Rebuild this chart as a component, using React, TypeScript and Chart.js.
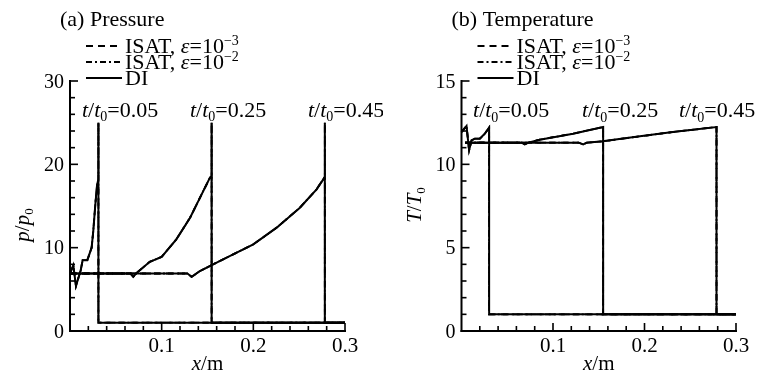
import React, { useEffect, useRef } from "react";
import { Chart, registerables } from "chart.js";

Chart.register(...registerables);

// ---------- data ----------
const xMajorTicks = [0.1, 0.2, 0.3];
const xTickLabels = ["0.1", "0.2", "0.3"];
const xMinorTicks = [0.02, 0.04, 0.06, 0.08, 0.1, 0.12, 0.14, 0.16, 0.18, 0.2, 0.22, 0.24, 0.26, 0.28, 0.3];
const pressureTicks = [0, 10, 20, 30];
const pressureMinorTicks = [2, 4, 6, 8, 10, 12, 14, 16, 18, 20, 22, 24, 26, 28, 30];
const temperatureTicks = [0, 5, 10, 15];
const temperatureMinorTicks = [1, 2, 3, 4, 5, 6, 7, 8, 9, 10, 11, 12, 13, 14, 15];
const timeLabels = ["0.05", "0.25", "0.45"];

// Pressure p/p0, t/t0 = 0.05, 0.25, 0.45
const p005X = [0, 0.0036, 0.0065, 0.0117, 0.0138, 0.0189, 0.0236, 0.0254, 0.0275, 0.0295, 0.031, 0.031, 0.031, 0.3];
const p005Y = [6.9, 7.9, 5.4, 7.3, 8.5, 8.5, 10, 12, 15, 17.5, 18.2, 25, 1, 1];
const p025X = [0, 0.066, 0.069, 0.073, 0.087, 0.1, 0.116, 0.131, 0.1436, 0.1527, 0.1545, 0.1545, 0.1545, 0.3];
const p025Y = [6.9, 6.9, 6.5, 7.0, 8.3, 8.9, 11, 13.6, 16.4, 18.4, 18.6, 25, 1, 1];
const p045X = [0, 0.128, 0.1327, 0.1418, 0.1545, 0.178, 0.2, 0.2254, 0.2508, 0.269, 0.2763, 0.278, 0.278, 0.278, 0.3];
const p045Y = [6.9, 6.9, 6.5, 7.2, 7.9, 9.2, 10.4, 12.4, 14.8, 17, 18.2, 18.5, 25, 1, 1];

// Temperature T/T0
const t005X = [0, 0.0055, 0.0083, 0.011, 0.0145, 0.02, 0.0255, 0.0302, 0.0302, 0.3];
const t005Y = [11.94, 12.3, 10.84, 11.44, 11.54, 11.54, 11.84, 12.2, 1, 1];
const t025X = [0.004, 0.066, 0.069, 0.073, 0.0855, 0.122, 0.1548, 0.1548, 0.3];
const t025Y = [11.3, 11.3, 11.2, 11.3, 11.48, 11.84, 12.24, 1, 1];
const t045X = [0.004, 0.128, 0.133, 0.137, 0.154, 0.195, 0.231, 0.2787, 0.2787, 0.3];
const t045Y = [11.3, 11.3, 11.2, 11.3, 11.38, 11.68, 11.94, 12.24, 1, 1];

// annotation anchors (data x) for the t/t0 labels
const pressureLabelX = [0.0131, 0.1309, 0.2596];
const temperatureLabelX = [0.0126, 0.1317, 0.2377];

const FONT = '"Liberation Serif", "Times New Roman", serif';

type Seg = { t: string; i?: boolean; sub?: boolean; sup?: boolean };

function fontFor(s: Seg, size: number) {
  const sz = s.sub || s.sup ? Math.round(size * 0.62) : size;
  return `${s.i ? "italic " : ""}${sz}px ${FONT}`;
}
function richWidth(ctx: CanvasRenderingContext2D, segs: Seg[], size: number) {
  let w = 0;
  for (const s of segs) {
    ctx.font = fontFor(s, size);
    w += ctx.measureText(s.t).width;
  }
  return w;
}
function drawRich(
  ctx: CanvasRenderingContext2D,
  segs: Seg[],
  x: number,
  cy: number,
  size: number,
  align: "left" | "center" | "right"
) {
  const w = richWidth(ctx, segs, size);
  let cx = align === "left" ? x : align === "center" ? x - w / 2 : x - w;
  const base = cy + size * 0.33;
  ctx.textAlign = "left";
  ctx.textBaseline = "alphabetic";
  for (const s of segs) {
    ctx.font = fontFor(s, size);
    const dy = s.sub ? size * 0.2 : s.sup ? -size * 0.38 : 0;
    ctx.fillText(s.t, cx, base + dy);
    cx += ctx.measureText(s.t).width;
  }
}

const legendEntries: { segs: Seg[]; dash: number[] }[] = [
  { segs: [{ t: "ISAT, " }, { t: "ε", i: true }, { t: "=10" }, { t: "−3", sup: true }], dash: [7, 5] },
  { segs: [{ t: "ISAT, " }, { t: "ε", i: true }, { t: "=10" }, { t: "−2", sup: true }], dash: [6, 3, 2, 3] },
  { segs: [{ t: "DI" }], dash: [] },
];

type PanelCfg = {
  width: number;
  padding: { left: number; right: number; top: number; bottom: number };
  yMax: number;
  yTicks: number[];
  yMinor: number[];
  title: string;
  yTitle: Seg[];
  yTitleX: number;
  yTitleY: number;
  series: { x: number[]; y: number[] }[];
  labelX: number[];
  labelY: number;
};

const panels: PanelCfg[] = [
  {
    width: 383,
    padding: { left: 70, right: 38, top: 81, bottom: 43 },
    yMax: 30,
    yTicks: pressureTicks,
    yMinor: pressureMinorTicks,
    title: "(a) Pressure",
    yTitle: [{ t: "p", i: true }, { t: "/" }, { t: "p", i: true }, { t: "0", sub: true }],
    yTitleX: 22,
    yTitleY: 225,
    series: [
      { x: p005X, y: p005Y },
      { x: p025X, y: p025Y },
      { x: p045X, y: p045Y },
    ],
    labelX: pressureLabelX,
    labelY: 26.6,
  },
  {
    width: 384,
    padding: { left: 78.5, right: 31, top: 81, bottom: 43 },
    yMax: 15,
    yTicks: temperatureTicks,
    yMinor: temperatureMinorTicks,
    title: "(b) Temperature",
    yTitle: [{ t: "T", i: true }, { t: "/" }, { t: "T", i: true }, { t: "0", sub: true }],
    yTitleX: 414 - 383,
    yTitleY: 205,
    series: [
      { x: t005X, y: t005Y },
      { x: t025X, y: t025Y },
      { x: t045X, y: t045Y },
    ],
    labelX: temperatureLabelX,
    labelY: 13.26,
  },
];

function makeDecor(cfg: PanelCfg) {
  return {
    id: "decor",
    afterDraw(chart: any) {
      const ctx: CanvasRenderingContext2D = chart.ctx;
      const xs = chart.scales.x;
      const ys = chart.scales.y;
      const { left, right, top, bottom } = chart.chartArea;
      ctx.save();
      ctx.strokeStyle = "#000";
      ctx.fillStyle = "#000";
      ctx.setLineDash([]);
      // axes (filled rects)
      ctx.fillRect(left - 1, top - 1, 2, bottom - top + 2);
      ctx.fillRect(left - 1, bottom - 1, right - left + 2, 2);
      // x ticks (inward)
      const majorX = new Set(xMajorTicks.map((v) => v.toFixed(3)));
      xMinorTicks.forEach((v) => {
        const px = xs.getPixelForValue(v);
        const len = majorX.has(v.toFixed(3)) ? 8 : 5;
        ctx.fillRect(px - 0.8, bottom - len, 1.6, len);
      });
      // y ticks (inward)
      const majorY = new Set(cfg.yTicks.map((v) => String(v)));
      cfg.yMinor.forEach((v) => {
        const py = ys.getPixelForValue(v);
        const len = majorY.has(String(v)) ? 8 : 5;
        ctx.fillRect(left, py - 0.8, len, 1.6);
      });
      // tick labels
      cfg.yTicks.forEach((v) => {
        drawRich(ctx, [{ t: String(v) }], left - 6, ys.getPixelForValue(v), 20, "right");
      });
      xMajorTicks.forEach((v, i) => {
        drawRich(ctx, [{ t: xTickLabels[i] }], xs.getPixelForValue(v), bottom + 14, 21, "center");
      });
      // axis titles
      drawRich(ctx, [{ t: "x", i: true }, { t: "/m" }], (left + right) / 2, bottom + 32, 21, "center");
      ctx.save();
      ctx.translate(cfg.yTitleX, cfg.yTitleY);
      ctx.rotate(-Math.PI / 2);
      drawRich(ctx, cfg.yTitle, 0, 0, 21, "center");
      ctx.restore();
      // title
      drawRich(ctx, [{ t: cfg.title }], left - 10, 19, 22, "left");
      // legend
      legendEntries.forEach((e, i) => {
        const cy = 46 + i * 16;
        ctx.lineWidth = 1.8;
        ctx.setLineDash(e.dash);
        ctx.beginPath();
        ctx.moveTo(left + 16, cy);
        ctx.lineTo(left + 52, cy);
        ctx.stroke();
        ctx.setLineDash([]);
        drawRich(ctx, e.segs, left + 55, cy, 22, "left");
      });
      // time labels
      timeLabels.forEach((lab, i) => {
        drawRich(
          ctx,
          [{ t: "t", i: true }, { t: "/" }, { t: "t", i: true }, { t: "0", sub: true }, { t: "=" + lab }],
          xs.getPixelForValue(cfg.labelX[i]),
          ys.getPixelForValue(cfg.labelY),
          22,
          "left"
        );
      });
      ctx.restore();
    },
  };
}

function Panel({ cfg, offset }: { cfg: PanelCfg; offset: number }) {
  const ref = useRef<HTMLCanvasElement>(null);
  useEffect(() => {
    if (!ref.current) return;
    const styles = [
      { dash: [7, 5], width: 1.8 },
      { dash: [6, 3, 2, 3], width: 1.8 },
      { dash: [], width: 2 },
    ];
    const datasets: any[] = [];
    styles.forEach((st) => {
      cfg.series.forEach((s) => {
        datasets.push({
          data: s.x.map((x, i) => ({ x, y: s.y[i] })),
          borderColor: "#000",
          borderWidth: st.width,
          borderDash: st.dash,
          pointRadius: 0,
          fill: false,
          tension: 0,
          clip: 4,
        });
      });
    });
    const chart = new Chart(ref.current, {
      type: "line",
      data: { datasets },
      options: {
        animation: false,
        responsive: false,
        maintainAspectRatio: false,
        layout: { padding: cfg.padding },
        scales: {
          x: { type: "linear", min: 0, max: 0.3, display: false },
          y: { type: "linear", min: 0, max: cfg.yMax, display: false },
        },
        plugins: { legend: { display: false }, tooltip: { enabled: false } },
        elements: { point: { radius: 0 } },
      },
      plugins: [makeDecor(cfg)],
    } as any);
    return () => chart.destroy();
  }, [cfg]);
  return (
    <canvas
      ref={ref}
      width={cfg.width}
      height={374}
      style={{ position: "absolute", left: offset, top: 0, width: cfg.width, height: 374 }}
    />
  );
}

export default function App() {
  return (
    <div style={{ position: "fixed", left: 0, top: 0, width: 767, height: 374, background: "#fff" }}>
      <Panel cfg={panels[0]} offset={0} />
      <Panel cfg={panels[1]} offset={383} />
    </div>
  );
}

• **EXERCISE BRIEF**
Return exactly what appears from the opening line of the material through the line with "Chart.register(...registerables);", apart from the pictures.

• **WRITTEN ANSWER**
Rebuild this chart as a component, using React, TypeScript and Chart.js.
import React, { useEffect, useRef } from "react";
import { Chart, registerables } from "chart.js";

Chart.register(...registerables);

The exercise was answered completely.